**GOAL OF THE EXERCISE:**
Search the data below for the string "this". Extract every line that contains it.

**EXTRACTED RECORDS:**
--

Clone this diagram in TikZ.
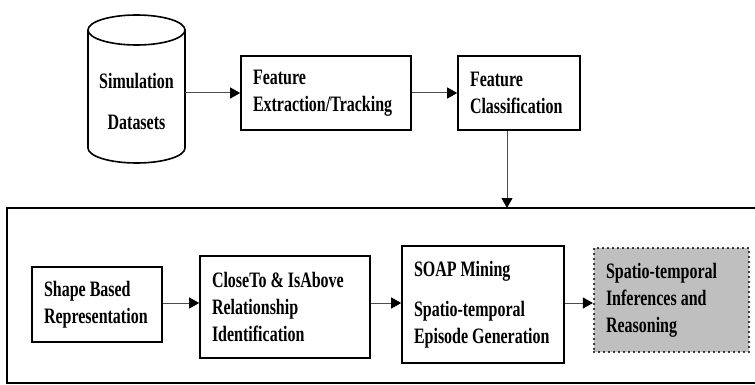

--

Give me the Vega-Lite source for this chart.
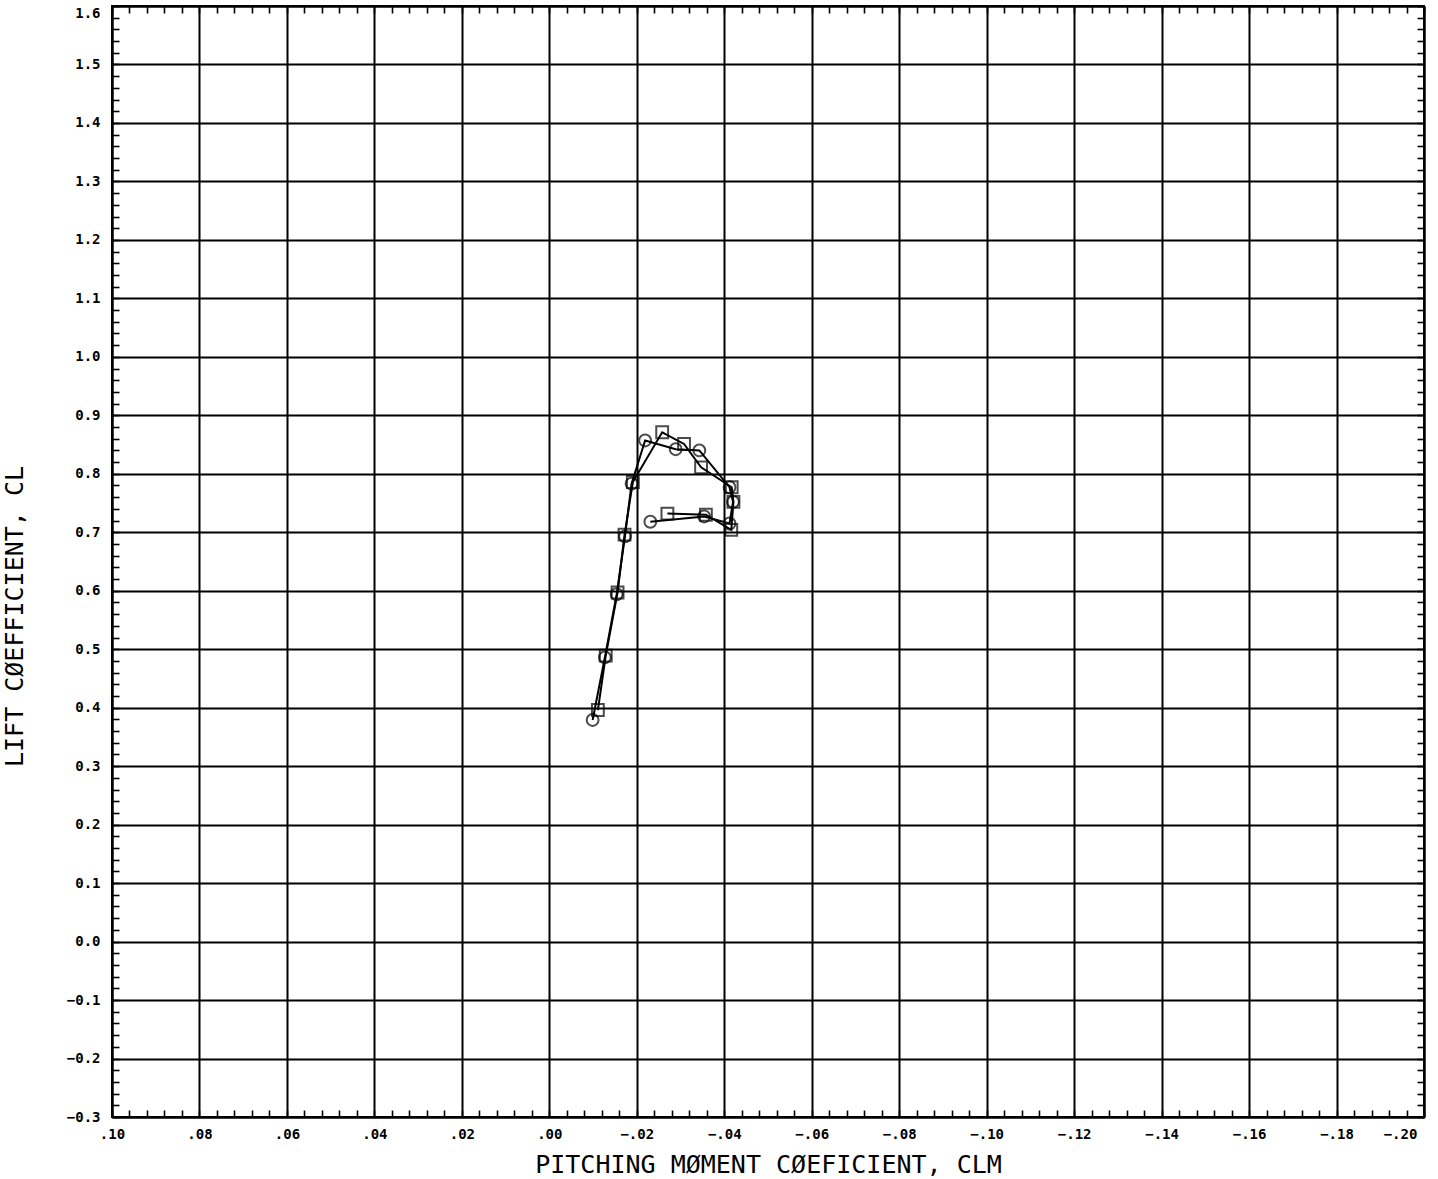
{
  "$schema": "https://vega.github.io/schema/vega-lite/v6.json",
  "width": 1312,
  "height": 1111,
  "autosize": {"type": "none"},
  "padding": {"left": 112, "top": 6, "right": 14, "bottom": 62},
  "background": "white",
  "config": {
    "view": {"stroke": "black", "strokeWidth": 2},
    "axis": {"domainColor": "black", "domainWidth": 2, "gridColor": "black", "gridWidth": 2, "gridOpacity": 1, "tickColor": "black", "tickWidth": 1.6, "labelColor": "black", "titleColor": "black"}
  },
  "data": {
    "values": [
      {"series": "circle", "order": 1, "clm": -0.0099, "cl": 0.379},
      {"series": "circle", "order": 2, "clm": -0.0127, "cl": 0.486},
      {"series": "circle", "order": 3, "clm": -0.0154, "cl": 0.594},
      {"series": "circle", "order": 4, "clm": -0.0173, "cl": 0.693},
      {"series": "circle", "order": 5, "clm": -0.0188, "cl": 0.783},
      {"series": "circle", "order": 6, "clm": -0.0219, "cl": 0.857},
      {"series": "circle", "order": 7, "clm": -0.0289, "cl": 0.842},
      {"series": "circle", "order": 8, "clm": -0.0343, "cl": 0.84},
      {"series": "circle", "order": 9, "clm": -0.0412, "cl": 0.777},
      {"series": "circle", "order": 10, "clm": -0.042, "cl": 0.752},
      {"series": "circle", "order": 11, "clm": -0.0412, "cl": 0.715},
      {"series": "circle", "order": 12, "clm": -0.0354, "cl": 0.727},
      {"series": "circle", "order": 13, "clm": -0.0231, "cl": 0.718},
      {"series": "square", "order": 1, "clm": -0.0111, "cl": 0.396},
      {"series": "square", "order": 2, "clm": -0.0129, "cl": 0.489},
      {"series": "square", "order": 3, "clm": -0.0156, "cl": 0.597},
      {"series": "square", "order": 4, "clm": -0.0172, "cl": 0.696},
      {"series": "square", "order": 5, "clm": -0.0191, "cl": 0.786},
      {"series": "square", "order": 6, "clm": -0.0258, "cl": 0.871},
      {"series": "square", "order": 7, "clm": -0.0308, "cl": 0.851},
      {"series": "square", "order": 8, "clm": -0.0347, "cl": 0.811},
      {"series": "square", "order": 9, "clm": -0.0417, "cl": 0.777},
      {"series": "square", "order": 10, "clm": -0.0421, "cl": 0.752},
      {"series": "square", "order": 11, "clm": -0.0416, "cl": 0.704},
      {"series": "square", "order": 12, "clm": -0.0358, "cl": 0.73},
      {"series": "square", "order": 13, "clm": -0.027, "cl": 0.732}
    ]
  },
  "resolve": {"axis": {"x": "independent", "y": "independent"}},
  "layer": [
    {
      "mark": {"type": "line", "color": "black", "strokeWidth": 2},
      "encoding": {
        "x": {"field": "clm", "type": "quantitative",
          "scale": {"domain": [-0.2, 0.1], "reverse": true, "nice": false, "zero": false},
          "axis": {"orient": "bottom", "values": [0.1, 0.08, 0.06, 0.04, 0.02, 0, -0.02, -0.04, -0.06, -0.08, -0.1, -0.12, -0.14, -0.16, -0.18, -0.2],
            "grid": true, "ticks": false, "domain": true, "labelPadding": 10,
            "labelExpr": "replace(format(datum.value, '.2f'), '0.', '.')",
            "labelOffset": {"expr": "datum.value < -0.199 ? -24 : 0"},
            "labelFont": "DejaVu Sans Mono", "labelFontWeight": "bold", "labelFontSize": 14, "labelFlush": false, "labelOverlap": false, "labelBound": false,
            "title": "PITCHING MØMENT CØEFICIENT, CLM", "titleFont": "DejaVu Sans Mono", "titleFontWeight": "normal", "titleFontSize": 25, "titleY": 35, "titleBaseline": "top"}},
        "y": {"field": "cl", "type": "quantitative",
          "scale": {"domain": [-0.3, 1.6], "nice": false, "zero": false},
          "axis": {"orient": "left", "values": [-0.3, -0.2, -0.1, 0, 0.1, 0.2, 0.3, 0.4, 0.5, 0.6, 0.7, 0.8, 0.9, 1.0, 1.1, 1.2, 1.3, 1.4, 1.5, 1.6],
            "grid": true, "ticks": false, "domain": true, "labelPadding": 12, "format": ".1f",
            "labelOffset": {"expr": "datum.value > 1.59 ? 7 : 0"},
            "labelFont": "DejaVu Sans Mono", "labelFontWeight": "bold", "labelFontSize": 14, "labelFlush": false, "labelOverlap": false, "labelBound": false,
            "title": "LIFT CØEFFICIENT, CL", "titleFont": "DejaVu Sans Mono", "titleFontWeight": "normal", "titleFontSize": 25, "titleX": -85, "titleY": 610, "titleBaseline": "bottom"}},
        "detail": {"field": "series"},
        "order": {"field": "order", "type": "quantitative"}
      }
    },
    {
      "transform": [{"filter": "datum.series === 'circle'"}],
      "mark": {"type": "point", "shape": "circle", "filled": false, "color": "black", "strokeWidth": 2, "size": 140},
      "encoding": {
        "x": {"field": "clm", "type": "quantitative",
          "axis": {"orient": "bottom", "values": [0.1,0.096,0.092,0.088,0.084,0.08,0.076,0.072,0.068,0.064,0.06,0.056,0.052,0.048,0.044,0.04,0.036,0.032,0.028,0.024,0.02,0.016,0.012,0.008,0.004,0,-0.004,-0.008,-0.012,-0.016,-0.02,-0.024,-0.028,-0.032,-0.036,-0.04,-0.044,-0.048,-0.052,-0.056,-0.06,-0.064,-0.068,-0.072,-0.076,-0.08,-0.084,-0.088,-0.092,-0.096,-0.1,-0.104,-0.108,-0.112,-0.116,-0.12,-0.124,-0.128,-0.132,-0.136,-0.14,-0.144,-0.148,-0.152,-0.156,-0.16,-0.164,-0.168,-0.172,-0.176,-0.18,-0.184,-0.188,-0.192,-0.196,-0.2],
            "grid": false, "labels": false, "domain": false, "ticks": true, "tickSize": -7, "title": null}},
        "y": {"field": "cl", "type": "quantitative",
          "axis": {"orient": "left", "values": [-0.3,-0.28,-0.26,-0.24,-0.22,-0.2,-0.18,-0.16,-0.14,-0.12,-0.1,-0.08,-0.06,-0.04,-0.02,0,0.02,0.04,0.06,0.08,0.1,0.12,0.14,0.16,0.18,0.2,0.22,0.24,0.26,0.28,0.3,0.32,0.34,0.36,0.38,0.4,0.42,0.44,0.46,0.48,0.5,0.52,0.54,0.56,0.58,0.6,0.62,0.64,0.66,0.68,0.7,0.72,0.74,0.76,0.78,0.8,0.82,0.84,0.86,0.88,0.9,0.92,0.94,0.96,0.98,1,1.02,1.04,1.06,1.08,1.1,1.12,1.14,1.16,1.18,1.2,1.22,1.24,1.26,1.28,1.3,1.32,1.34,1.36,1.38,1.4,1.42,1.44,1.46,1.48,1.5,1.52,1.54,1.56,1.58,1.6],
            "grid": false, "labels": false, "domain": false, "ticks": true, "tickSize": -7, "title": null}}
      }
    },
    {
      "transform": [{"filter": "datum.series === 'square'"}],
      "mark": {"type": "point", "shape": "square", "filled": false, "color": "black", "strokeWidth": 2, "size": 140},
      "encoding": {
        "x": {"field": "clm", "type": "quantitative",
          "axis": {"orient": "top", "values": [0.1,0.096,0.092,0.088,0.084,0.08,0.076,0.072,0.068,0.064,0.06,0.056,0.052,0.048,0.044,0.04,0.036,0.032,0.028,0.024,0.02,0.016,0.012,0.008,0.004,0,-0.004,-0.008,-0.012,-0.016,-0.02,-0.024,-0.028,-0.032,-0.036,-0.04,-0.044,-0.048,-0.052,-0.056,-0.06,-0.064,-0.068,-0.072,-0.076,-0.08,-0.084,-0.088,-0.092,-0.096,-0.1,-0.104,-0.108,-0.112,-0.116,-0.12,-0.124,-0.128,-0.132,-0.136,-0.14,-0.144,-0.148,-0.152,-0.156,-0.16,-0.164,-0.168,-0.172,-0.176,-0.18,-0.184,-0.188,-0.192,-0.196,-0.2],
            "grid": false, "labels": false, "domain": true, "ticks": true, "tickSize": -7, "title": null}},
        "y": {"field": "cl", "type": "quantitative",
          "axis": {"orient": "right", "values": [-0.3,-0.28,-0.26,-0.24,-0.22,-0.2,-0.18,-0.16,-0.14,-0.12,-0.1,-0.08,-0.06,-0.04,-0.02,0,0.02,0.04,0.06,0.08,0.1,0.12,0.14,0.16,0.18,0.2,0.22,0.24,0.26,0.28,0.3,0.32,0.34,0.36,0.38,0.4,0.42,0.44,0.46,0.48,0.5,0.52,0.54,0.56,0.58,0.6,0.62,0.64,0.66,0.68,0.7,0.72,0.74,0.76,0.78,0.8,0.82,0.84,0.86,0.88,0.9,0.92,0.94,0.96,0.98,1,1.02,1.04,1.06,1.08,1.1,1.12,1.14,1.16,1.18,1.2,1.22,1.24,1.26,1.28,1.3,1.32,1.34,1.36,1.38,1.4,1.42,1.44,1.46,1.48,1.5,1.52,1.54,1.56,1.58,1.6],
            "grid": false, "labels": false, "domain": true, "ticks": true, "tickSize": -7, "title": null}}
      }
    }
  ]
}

--

**PROBLEM SOLUTION:**
Clone this diagram in TikZ.
Give me the Vega-Lite source for this chart.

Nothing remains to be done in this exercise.